Marking his first solo exhibition in the UK, painter Neo Rauch has brought a series of new compositions to David Zwirner, marking a new entry in the artist’s unique explorations of figuration, Central European art history, and the shifting surrealist language that mixes epochs and styles over the range of his practice. Rendered in his signature palette of subdued oils on canvas, the works continue Rauch’s exploration of the past as an open framework for interpretation and juxtaposition.
The range of works return to familiar ground for Rauch, twisted fragments of Central European folklore in fantastic arrangements of space and time that give the viewer an impression of a dream state, suspended scenes of country life warped through subtle alterations of space and scale. In one work, Die Kur, a man seems to inhale an some sort of essence from a plant, while what appears to be a large antler or a twisting root leans out from a nearby rooftop. In another piece, Skulpturengarten, a pair of shadowy figures cart a misshapen mass up a hill, bathed in a pool of dark browns and blacks that lend the work an eerie atmosphere compounded by the vague shapes and forms of the scene.
Yet Rauch’s work in this show equally offers new wrinkles and folds to his practice, a sense of subtlety in the execution and selection of his images that was rarely seen in prior works. It’s perhaps best seen in Die Zuleitung, a somber monochrome that depicts a pair of figures walking towards the horizon, almost fading into the ashy mix of tans and whites. As an initial scene itself, the work carries little of the recognizable details of Rauch’s piece, until the viewer notices that the figures are dressed in traditional 18th Century garb, even as they walk under a string of power lines and electrical transformers. Even so, the show also sees the artist pushing further into his unique formal approach, particularly in Der Auftakt, where a series of horned human figures cluster around a platform where a lone, winged man stands waiting to be painted. The space around him seems to warped and twist, bending even further from the realm of the real as the figure is translated again into another artistic scene.

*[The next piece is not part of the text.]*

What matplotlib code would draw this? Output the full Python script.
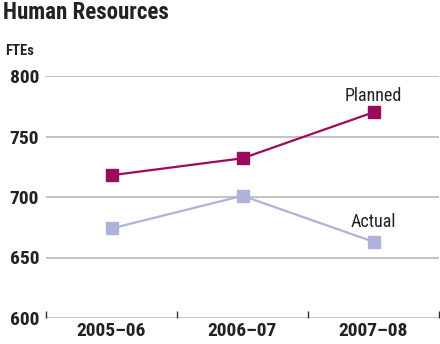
import matplotlib
matplotlib.use("Agg")
import matplotlib.pyplot as plt
from matplotlib import font_manager

names = {f.name for f in font_manager.fontManager.ttflist}
FAM = [n for n in ["Roboto Condensed", "Archivo Narrow", "DejaVu Sans"] if n in names] or ["DejaVu Sans"]
plt.rcParams['font.family'] = FAM

categories = ["2005–06", "2006–07", "2007–08"]
planned = [718, 732, 770]
actual = [674, 701, 663]
yticks = [600, 650, 700, 750, 800]

fig = plt.figure(figsize=(4.4, 3.44), dpi=100)
ax = fig.add_axes([46/440, 1-318/344, 393/440, (318-76)/344])

x = [0.5, 1.5, 2.5]
ax.set_xlim(0, 3)
ax.set_ylim(600, 800)

for v in yticks:
    ax.axhline(v, color="#bdbdbd", lw=1.3, zorder=1)

ax.plot(x, planned, color="#9c0a5c", lw=1.6, marker="s", ms=8, zorder=3)
ax.plot(x, actual, color="#aeb2dc", lw=1.6, marker="s", ms=8, zorder=3)

for s in ax.spines.values():
    s.set_visible(False)

ax.set_yticks(yticks)
ax.set_yticklabels([str(v) for v in yticks], fontsize=14, fontweight="bold", color="#222222")
ax.tick_params(axis="y", length=0, pad=5)

ax.set_xticks([0, 1, 2, 3])
ax.set_xticklabels([])
ax.tick_params(axis="x", direction="in", length=5, width=1.0, color="#333333")
ax.set_xticks(x, minor=True)
ax.set_xticklabels(categories, minor=True, fontsize=14, fontweight="bold", color="#222222")
ax.tick_params(axis="x", which="minor", length=0, pad=3)

ax.text(x[2], planned[2] + 6, "Planned", ha="center", va="bottom", fontsize=13, color="#222222")
ax.text(x[2], actual[2] + 9, "Actual", ha="center", va="bottom", fontsize=13, color="#222222")

fig.text(3/440, 1-1/344, "Human Resources", ha="left", va="top", fontsize=16.5, fontweight="bold", color="#222222")
fig.text(5/440, 1-44/344, "FTEs", ha="left", va="top", fontsize=10.5, fontweight="bold", color="#222222")

fig.savefig("out.png", dpi=100)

This sense of the ever devolving line between fantasy and reality in Rauch’s work, and his ongoing process of mining that disjunct, sits at the core of the work here. Exploring both increasingly vivid approaches to the deconstruction of his scenes, coupled with an ever-evolving sense of construction and space within the frame, Rauch’s current exhibition welcomes a renewed appreciation for the artist’s gifts as a painter, even as he continues to exploit and extend the nuances of his craft.
Rondo is on view through November 12th.